**To be done:** Starting at the first line of the listing below, retype each line up to and including the one that contains "sep=0pt] at (890.5,421)". Leave pictures out.

**Dataset excerpt:**
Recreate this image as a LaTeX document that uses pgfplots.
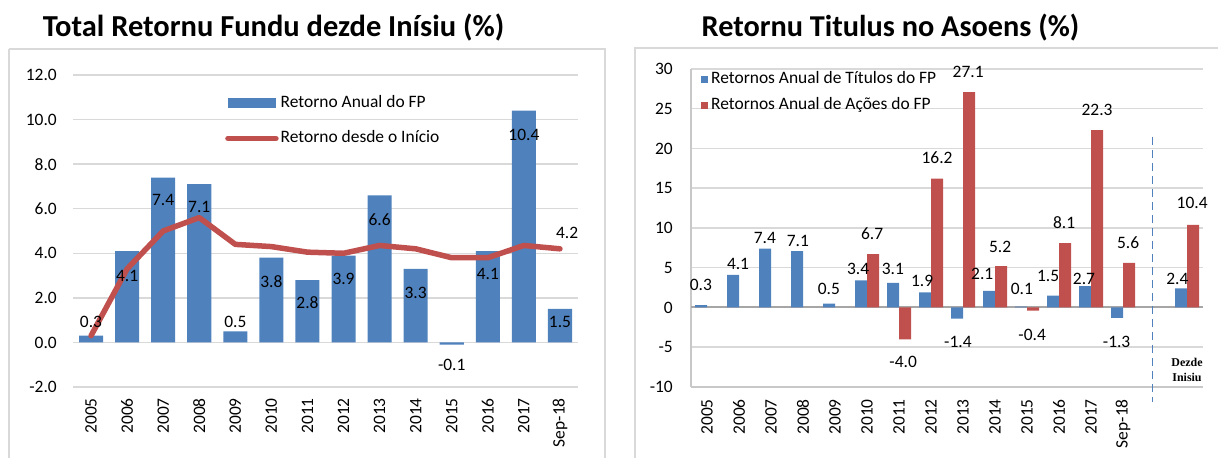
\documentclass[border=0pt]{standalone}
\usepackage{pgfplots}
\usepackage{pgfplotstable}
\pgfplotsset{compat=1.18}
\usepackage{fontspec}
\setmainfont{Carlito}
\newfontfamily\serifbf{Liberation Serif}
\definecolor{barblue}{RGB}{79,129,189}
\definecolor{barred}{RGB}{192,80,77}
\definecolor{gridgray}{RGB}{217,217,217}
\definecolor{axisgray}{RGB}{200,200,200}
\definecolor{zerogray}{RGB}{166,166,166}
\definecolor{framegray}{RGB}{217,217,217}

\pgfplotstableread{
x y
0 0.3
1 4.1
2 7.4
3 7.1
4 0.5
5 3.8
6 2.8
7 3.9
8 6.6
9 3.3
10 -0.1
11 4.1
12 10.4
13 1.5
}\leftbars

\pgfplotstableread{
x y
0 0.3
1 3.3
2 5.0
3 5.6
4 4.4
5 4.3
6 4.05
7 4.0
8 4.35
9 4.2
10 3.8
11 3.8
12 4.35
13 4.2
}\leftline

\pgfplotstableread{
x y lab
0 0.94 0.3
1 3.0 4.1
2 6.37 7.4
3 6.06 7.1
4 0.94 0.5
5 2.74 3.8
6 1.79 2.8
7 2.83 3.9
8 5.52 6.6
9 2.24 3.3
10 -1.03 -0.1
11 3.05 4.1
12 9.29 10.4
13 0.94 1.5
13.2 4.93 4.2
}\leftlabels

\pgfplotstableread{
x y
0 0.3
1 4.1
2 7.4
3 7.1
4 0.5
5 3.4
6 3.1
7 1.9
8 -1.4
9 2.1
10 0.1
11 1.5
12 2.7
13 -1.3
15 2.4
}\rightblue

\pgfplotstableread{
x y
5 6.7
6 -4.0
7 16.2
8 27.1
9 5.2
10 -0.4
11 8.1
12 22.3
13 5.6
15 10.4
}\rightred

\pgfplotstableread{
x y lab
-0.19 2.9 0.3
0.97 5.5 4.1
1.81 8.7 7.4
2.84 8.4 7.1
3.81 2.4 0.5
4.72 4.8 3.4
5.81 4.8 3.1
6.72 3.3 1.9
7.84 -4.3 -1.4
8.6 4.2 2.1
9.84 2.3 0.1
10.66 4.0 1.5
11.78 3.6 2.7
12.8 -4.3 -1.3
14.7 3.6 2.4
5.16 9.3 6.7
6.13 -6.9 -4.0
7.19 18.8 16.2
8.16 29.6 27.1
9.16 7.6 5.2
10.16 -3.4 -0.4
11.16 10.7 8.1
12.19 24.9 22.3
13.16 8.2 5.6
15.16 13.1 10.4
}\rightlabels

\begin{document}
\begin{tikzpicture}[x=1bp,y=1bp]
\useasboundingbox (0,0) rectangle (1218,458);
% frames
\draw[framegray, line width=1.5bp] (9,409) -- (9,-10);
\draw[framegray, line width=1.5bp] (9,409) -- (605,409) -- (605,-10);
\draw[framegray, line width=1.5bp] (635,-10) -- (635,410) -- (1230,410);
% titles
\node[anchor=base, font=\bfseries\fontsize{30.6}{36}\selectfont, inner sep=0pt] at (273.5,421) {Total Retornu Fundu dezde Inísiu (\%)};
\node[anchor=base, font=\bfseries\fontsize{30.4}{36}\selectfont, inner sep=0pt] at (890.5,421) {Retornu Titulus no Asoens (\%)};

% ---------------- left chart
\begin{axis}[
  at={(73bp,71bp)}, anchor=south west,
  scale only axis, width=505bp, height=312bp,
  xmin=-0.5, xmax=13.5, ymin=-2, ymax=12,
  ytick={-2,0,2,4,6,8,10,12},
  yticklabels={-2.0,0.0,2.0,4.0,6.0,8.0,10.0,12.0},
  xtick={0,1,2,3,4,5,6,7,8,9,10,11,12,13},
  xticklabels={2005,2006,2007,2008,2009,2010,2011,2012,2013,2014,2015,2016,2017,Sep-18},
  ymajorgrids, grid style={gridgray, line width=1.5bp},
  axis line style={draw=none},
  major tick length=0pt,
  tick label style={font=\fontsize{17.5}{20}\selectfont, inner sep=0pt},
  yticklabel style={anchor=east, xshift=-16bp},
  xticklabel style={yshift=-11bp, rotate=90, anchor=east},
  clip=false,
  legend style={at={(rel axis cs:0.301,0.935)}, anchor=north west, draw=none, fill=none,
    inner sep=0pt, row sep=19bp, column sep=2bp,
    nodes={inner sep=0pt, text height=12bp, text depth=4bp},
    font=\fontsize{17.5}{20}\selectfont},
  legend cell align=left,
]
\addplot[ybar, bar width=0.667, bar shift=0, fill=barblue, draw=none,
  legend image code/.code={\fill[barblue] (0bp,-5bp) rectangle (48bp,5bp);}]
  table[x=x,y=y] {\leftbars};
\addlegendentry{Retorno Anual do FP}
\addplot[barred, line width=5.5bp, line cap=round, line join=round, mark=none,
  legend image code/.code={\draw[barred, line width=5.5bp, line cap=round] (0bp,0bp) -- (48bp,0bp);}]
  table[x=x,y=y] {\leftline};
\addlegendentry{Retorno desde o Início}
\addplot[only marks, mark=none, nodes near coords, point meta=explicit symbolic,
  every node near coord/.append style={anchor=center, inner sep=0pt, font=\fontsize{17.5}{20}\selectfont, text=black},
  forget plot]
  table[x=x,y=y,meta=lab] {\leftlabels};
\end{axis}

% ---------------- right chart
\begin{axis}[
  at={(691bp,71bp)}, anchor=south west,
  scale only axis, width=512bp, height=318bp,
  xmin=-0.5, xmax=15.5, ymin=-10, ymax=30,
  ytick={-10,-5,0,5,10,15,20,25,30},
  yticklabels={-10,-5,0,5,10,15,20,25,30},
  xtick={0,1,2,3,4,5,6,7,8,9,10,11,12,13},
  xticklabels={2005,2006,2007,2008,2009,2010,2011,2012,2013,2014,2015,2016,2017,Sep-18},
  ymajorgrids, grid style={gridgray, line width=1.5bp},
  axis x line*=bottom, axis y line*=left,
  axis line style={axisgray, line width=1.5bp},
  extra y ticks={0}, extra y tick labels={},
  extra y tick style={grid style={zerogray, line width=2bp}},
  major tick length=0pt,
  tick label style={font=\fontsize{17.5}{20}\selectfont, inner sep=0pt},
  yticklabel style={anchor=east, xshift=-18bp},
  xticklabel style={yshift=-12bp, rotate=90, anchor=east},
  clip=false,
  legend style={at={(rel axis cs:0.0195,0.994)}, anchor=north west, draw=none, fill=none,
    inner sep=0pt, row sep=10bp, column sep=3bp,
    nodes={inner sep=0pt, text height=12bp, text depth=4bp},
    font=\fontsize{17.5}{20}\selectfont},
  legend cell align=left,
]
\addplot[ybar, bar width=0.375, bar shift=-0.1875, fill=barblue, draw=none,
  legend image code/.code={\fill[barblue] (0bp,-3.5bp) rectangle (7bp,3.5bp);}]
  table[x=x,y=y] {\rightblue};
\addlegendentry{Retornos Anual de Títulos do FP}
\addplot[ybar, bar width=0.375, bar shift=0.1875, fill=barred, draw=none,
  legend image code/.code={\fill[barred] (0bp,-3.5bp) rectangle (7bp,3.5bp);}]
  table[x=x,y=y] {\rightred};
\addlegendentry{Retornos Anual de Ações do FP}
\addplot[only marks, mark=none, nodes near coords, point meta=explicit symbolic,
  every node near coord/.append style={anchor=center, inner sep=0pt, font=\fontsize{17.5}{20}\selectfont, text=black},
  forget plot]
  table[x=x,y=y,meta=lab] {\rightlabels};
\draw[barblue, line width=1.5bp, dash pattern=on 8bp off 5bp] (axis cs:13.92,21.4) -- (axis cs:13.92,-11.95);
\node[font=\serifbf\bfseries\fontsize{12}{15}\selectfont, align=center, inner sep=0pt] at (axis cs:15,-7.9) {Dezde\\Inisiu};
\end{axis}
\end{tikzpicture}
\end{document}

**Response to the exercise:**
Recreate this image as a LaTeX document that uses pgfplots.
\documentclass[border=0pt]{standalone}
\usepackage{pgfplots}
\usepackage{pgfplotstable}
\pgfplotsset{compat=1.18}
\usepackage{fontspec}
\setmainfont{Carlito}
\newfontfamily\serifbf{Liberation Serif}
\definecolor{barblue}{RGB}{79,129,189}
\definecolor{barred}{RGB}{192,80,77}
\definecolor{gridgray}{RGB}{217,217,217}
\definecolor{axisgray}{RGB}{200,200,200}
\definecolor{zerogray}{RGB}{166,166,166}
\definecolor{framegray}{RGB}{217,217,217}

\pgfplotstableread{
x y
0 0.3
1 4.1
2 7.4
3 7.1
4 0.5
5 3.8
6 2.8
7 3.9
8 6.6
9 3.3
10 -0.1
11 4.1
12 10.4
13 1.5
}\leftbars

\pgfplotstableread{
x y
0 0.3
1 3.3
2 5.0
3 5.6
4 4.4
5 4.3
6 4.05
7 4.0
8 4.35
9 4.2
10 3.8
11 3.8
12 4.35
13 4.2
}\leftline

\pgfplotstableread{
x y lab
0 0.94 0.3
1 3.0 4.1
2 6.37 7.4
3 6.06 7.1
4 0.94 0.5
5 2.74 3.8
6 1.79 2.8
7 2.83 3.9
8 5.52 6.6
9 2.24 3.3
10 -1.03 -0.1
11 3.05 4.1
12 9.29 10.4
13 0.94 1.5
13.2 4.93 4.2
}\leftlabels

\pgfplotstableread{
x y
0 0.3
1 4.1
2 7.4
3 7.1
4 0.5
5 3.4
6 3.1
7 1.9
8 -1.4
9 2.1
10 0.1
11 1.5
12 2.7
13 -1.3
15 2.4
}\rightblue

\pgfplotstableread{
x y
5 6.7
6 -4.0
7 16.2
8 27.1
9 5.2
10 -0.4
11 8.1
12 22.3
13 5.6
15 10.4
}\rightred

\pgfplotstableread{
x y lab
-0.19 2.9 0.3
0.97 5.5 4.1
1.81 8.7 7.4
2.84 8.4 7.1
3.81 2.4 0.5
4.72 4.8 3.4
5.81 4.8 3.1
6.72 3.3 1.9
7.84 -4.3 -1.4
8.6 4.2 2.1
9.84 2.3 0.1
10.66 4.0 1.5
11.78 3.6 2.7
12.8 -4.3 -1.3
14.7 3.6 2.4
5.16 9.3 6.7
6.13 -6.9 -4.0
7.19 18.8 16.2
8.16 29.6 27.1
9.16 7.6 5.2
10.16 -3.4 -0.4
11.16 10.7 8.1
12.19 24.9 22.3
13.16 8.2 5.6
15.16 13.1 10.4
}\rightlabels

\begin{document}
\begin{tikzpicture}[x=1bp,y=1bp]
\useasboundingbox (0,0) rectangle (1218,458);
% frames
\draw[framegray, line width=1.5bp] (9,409) -- (9,-10);
\draw[framegray, line width=1.5bp] (9,409) -- (605,409) -- (605,-10);
\draw[framegray, line width=1.5bp] (635,-10) -- (635,410) -- (1230,410);
% titles
\node[anchor=base, font=\bfseries\fontsize{30.6}{36}\selectfont, inner sep=0pt] at (273.5,421) {Total Retornu Fundu dezde Inísiu (\%)};
\node[anchor=base, font=\bfseries\fontsize{30.4}{36}\selectfont, inner sep=0pt] at (890.5,421) {Retornu Titulus no Asoens (\%)};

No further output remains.